My favorite Kreeft argument:

1)There is the music of J.S. Bach;
therefore,
2)there must be a God.

You either get this or you don't


----------



## SmokingFlax

Dang!

I don't think I get it (???). 

I think I smoked too much dope when I was younger or something.

Is he saying that because Bach's music is so "divine" that there must be a God???

If I am a Thomist it's a total accident.


----------



## bigheavyq

> _Originally posted by Draught Horse_
> My favorite Kreeft argument:
> 
> 1)There is the music of J.S. Bach;
> therefore,
> 2)there must be a God.
> 
> You either get this or you don't



or 

1) There is the music of Marilyn Mansion
therefore,
2) There is no God.


----------



## bigheavyq

"If I am a Thomist it's a total accident."


There are no accidents only providencial events.


----------



## RamistThomist

<sigh>
This is the argument from aesthetic experience as shown by Kreeft:

1) there is an objective standard of beauty.

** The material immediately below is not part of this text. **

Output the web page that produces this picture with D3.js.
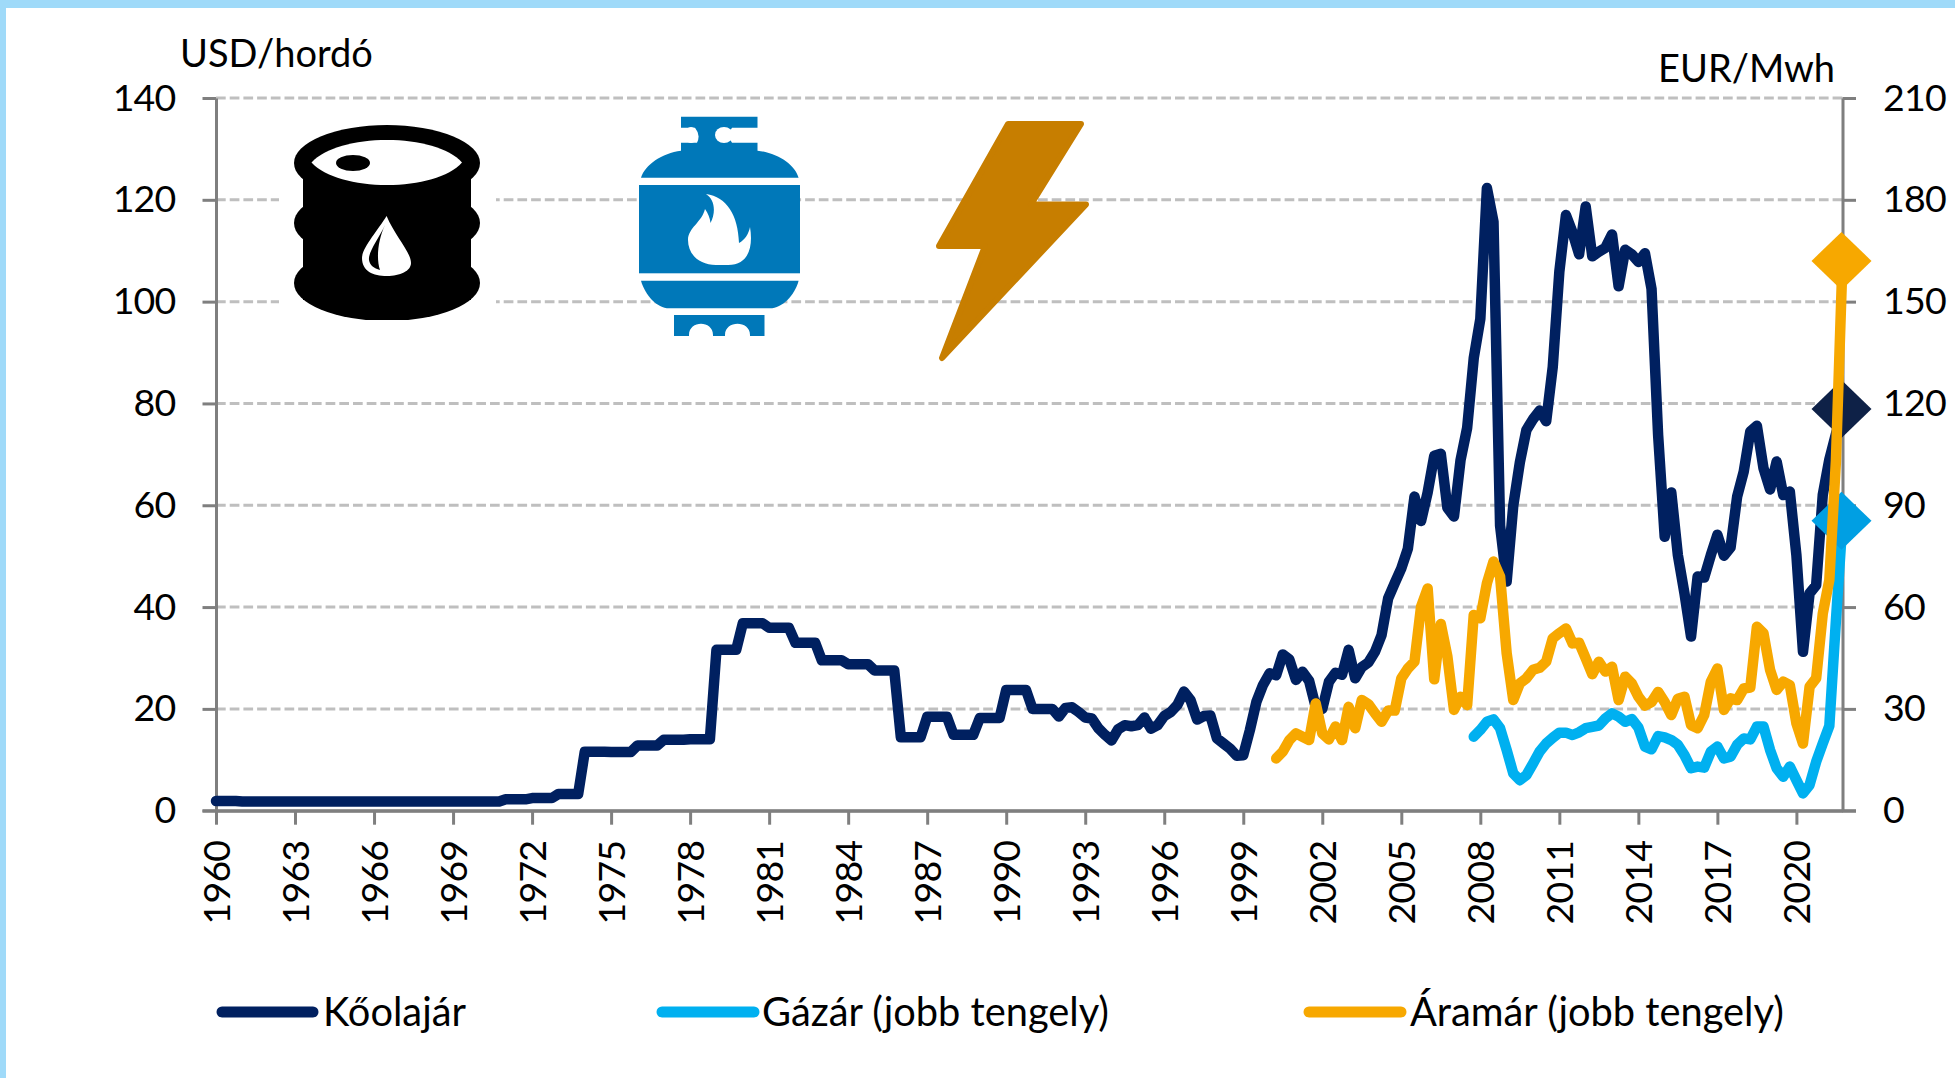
<!DOCTYPE html>
<html><head><meta charset="utf-8">
<script src="https://cdn.jsdelivr.net/npm/d3@7"></script>
<style>html,body{margin:0;padding:0;background:#fff;overflow:hidden}svg{display:block}text{font-family:Lato,"Noto Sans",sans-serif;fill:#000}</style>
</head><body><div id="c"></div>
<script>
const oilStart = 1960;
const oilValues = [
1.9,1.9,1.9,1.9, 1.8,1.8,1.8,1.8, 1.8,1.8,1.8,1.8, 1.8,1.8,1.8,1.8,
1.8,1.8,1.8,1.8, 1.8,1.8,1.8,1.8, 1.8,1.8,1.8,1.8, 1.8,1.8,1.8,1.8,
1.8,1.8,1.8,1.8, 1.8,1.8,1.8,1.8, 1.8,1.8,1.8,1.8,
2.24,2.24,2.24,2.24, 2.48,2.48,2.48,2.48, 3.29,3.29,3.29,3.29,
11.58,11.58,11.58,11.58, 11.53,11.53,11.53,11.53, 12.8,12.8,12.8,12.8,
13.92,13.92,13.92,13.92, 14.02,14.02,14.02,14.02, 31.61,31.61,31.61,31.61,
36.83,36.83,36.83,36.83, 35.93,35.93,35.93,35.93, 32.97,32.97,32.97,32.97,
29.55,29.55,29.55,29.55, 28.78,28.78,28.78,28.78, 27.56,27.56,27.56,27.56,
14.43,14.43,14.43,14.43, 18.44,18.44,18.44,18.44, 14.92,14.92,14.92,14.92,
18.23,18.23,18.23,18.23, 23.73,23.73,23.73,23.73, 20,20,20,20,
18.5,20.2,20.3,19.4, 18.3,18.1,16.2,14.9, 13.8,16,16.8,16.6, 16.8,18.3,16.1,16.8,
18.6,19.4,20.8,23.4, 21.7,17.9,18.6,18.7, 14.2,13.2,12.2,10.8, 10.9,15.8,21.4,24.7,
27,26.6,30.7,29.7, 25.7,27.3,25.5,20.4, 20,25.3,27.1,26.7, 31.6,26,28.2,29.1,
31.2,34.5,41.7,44.7, 47.6,51.5,61.7,56.9, 62.5,69.7,70.1,59.5, 57.8,68.9,75.2,88.9,
96.6,122.3,115.7,56, 45,59.9,68.4,74.8, 76.9,78.6,76.5,87.2, 105.9,117,113.6,109.3,
118.7,108.9,109.8,110.6, 113.2,103,110.2,109.3, 107.8,109.5,102.5,73.8,
53.8,62.5,50.2,42.7, 34.2,46,45.8,50.2, 54.2,50.1,51.7,61.7, 66.6,74.5,75.6,67.3,
63.1,68.6,62,62.7, 50.2,31.2,42.7,44.3, 62,69,74,78.9];
const gasStart = 2007.75;
const gasValues = [21.8,
23.8,26.2,26.9,24.3, 17.9,11,9,10.5, 13.9,17.4,19.8,21.5, 23,23,22.3,23.1,
24.3,24.7,25.1,27.2, 28.7,27.7,26.2,27, 24.5,18.9,18.1,22, 21.6,20.8,19.4,16.4,
12.5,13,12.7,17.4, 18.9,15.4,15.9,19.4, 21.3,21,24.8,24.8, 17.9,12.5,10,13,
9,5.1,7.6,14.4, 19.8,25,56,85.4];
const powerStart = 2000.25;
const powerValues = [15.4,17.4,20.8,
22.8,21.8,20.8,31.6, 22.8,21,24.8,20.8, 30.6,24.3,32.6,31.4, 28.7,26.2,29.5,29.5,
39,41.9,43.9,60.1, 65.5,38.7,55,45.4, 29.7,33.6,31.1,57.7, 56.7,67,73.4,69,
46.4,32.6,37.5,39, 41.5,42.1,43.9,50.8, 52.3,53.7,49.3,49.5, 44.9,40.2,43.9,41,
42.4,32.6,39.5,37.5, 33.6,31,32,35, 32,28.2,33,33.6, 25.2,24.3,28.2,38,
41.9,29.7,33.1,32.6, 36,36.3,54.2,52.3, 41.5,35.6,38,37, 25.7,19.8,36.5,39,
58,68,103,162];
const yearTicks = [1960,1963,1966,1969,1972,1975,1978,1981,1984,1987,1990,1993,1996,1999,2002,2005,2008,2011,2014,2017,2020];
const leftTicks = [0,20,40,60,80,100,120,140];
const rightTicks = [0,30,60,90,120,150,180,210];
const legendLabels = ["Kőolajár","Gázár (jobb tengely)","Áramár (jobb tengely)"];
const leftTitle = "USD/hordó", rightTitle = "EUR/Mwh";

const W=1955,H=1078, L=216,R=1842.5,T=98,B=810.7;
const svg=d3.select("#c").append("svg").attr("width",W).attr("height",H);
svg.append("rect").attr("width",W).attr("height",8).attr("fill","#9FDAF9");
svg.append("rect").attr("width",6).attr("height",H).attr("fill","#9FDAF9");

const x=d3.scaleLinear().domain([1960,2021.75]).range([L,R]);
const yL=d3.scaleLinear().domain([0,140]).range([B,T]);
const yR=d3.scaleLinear().domain([0,210]).range([B,T]);
const grey="#7F7F7F", FS=37.5;

// grid
svg.append("g").selectAll("line").data(leftTicks.slice(1)).join("line")
 .attr("x1",L).attr("x2",R).attr("y1",d=>yL(d)).attr("y2",d=>yL(d))
 .attr("stroke","#BFBFBF").attr("stroke-width",3).attr("stroke-dasharray","9.7 4");

function styleAxis(g){g.select(".domain").attr("stroke",grey).attr("stroke-width",3);
 g.selectAll(".tick line").attr("stroke",grey).attr("stroke-width",3);
 g.selectAll("text").attr("font-size",FS).attr("fill","#000").attr("letter-spacing",-0.8).style("font-family",'Lato,"Noto Sans",sans-serif');}

const axL=svg.append("g").attr("transform",`translate(${L},0)`)
 .call(d3.axisLeft(yL).tickValues(leftTicks).tickSize(13.5).tickSizeOuter(0).tickPadding(27)).call(styleAxis);
const axR=svg.append("g").attr("transform",`translate(${R},0)`)
 .call(d3.axisRight(yR).tickValues(rightTicks).tickSize(13.5).tickSizeOuter(0).tickPadding(27)).call(styleAxis);
const axB=svg.append("g").attr("transform",`translate(0,${B})`)
 .call(d3.axisBottom(x).tickValues(yearTicks).tickFormat(d3.format("d")).tickSize(14).tickSizeOuter(0)).call(styleAxis);
axB.selectAll("text").attr("transform","rotate(-90)").attr("text-anchor","end").attr("x",-30).attr("y",0).attr("dy","0.36em");
svg.append("line").attr("x1",L-13.5).attr("x2",R+13.5).attr("y1",B).attr("y2",B).attr("stroke",grey).attr("stroke-width",3);

// barrel (with white backing that hides the grid)
svg.append("rect").attr("x",279).attr("y",110).attr("width",217).attr("height",220).attr("fill","#fff");
const barrel=svg.append("g");
barrel.append("defs").append("clipPath").attr("id","bc").append("rect").attr("x",280).attr("y",120).attr("width",210).attr("height",200);
const bb=barrel.append("g").attr("clip-path","url(#bc)");
bb.append("rect").attr("x",303).attr("y",160).attr("width",168).attr("height",140).attr("fill","#000");
[[163,38],[223,38],[283,38]].forEach(([cy,ry])=>bb.append("ellipse").attr("cx",387).attr("cy",cy).attr("rx",93).attr("ry",ry).attr("fill","#000"));
barrel.append("path").attr("d","M311.5 162.5 C325 148 355 140 387 140 C419 140 449 148 462 162.5 C449 177 419 185 387 185 C355 185 325 177 311.5 162.5Z").attr("fill","#fff");
barrel.append("ellipse").attr("cx",353).attr("cy",163).attr("rx",17).attr("ry",8).attr("fill","#000");
barrel.append("path").attr("d","M386.6 216 C395 236 411 252 411 263 C411 271 400 276 387 276 C373 276 362 271 362 258 C362 248 378 230 386.6 216Z").attr("fill","#fff");
barrel.append("path").attr("d","M385 225 C378 240 368 252 369 260 C370 266 374 268 380 270 C376 258 378 240 385 225Z").attr("fill","#000");

// gas cylinder
const gc="#0078B9", gas=svg.append("g");
gas.append("path").attr("fill",gc).attr("d","M681 116.7 H757.5 V127.7 H732 Q726 135 732 142.7 H757.5 V150.7 C778 153 795 165 798.6 177.7 H641 C645 165 662 153 681 150.7 V142.7 H697 Q701 135 695 127.7 H681Z");
gas.append("ellipse").attr("cx",724).attr("cy",135).attr("rx",9).attr("ry",8).attr("fill","#fff");
gas.append("ellipse").attr("cx",691).attr("cy",135).attr("rx",6).attr("ry",8).attr("fill","#fff");
gas.append("rect").attr("x",639).attr("y",185).attr("width",161).attr("height",88.3).attr("fill",gc);
gas.append("path").attr("fill",gc).attr("d","M641 280.7 H798.6 C795 295 782 308.3 770 308.3 H669 C657 308.3 645 295 641 280.7Z");
gas.append("path").attr("fill",gc).attr("d","M674 315 H764.5 V336 H750 V335 C750 320 725 320 725 335 V336 H713 V335 C713 320 689 320 689 335 V336 H674Z");
gas.append("path").attr("fill","#fff").attr("d","M706 194 C727 197 738 215 739 243 C745 240 749 233 750 227 C753 245 750 265 728 265 L716 265 C700 265 688 255 688 240 C688 228 702 222 705 209 C708 213 710 218 710.5 223 C716 212 715 200 706 194Z");

// lightning
svg.append("path").attr("fill","#C77E00").attr("stroke","#C77E00").attr("stroke-width",6).attr("stroke-linejoin","round")
 .attr("d","M1008 124 H1081 L1031 204.5 H1086 L942 358 L985 246 H939Z");

// series
const series=[
 {s:oilStart,v:oilValues,y:yL,c:"#002060",m:"#0E2147"},
 {s:gasStart,v:gasValues,y:yR,c:"#00B0F0",m:"#009FE3"},
 {s:powerStart,v:powerValues,y:yR,c:"#F7A800",m:"#F7A800"}];
series.forEach(o=>{
 const pts=o.v.map((d,i)=>[o.s+i/4,d]);
 svg.append("path").datum(pts).attr("fill","none").attr("stroke",o.c).attr("stroke-width",10.5)
  .attr("stroke-linejoin","round").attr("stroke-linecap","round")
  .attr("d",d3.line().x(p=>x(p[0])).y(p=>o.y(p[1])));
 const l=pts[pts.length-1], cx=x(l[0])-1, cy=o.y(l[1]);
 svg.append("path").attr("fill",o.m).attr("d",`M${cx-30} ${cy}L${cx} ${cy-29}L${cx+30} ${cy}L${cx} ${cy+29}Z`);
});

// titles
svg.append("text").attr("x",180).attr("y",67).attr("font-size",38).text(leftTitle);
svg.append("text").attr("x",1835).attr("y",82).attr("text-anchor","end").attr("font-size",38).text(rightTitle);

// legend
const lg=[[217,318,323],[657,759,762],[1304,1406,1410]];
legendLabels.forEach((t,i)=>{
 svg.append("line").attr("x1",lg[i][0]+5).attr("x2",lg[i][1]-5).attr("y1",1012).attr("y2",1012)
  .attr("stroke",series[i].c).attr("stroke-width",11).attr("stroke-linecap","round");
 svg.append("text").attr("x",lg[i][2]).attr("y",1026).attr("font-size",39.8).text(t);
});
</script></body></html>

2) The music of Bach can not be deemed beautiful unless this standard exists.

therefore...

{This is Kreeft's argument, notmine}

[Edited on 12--23-04 by Draught Horse]


----------



## bigheavyq

Is there an objective standard of beauty? An objective standard of ugly, of which I fit in, maybe. By the way not all music is beautiful, some, like above is from the pit of hell.


----------



## Apologus

I have just been reading through this section and find it amazing how presuppositionalists presuppose that their presup. hero won the debate. And I also find it humorous how people cannot see past the realm of possibility. It is not an eldricht approach to see data as probability or even possibility. After all, you experience mere probabilities every day. Anyway, these posts have made day.


----------



## ARStager

> _Originally posted by Draught Horse_
> My favorite Kreeft argument:
> 
> 1)There is the music of J.S. Bach;
> therefore,
> 2)there must be a God.
> 
> You either get this or you don't



I've always liked...

"Beer. Proof God loves us and wants us to be happy."


----------



## RamistThomist

Wow, I have read that several times in the past and get something out of it each times, also Bahnsen shines on subjects that he is really passionate about. 

Paul,
What would you say is the best defense of classical apologetics out there?


----------



## Me Died Blue

> _Originally posted by Paul manata_
> But(!), since they seperate apologetics from philosophy /theology/evangelism, etc, maybe they don't mind Craig's Arminianism.



Great point.


----------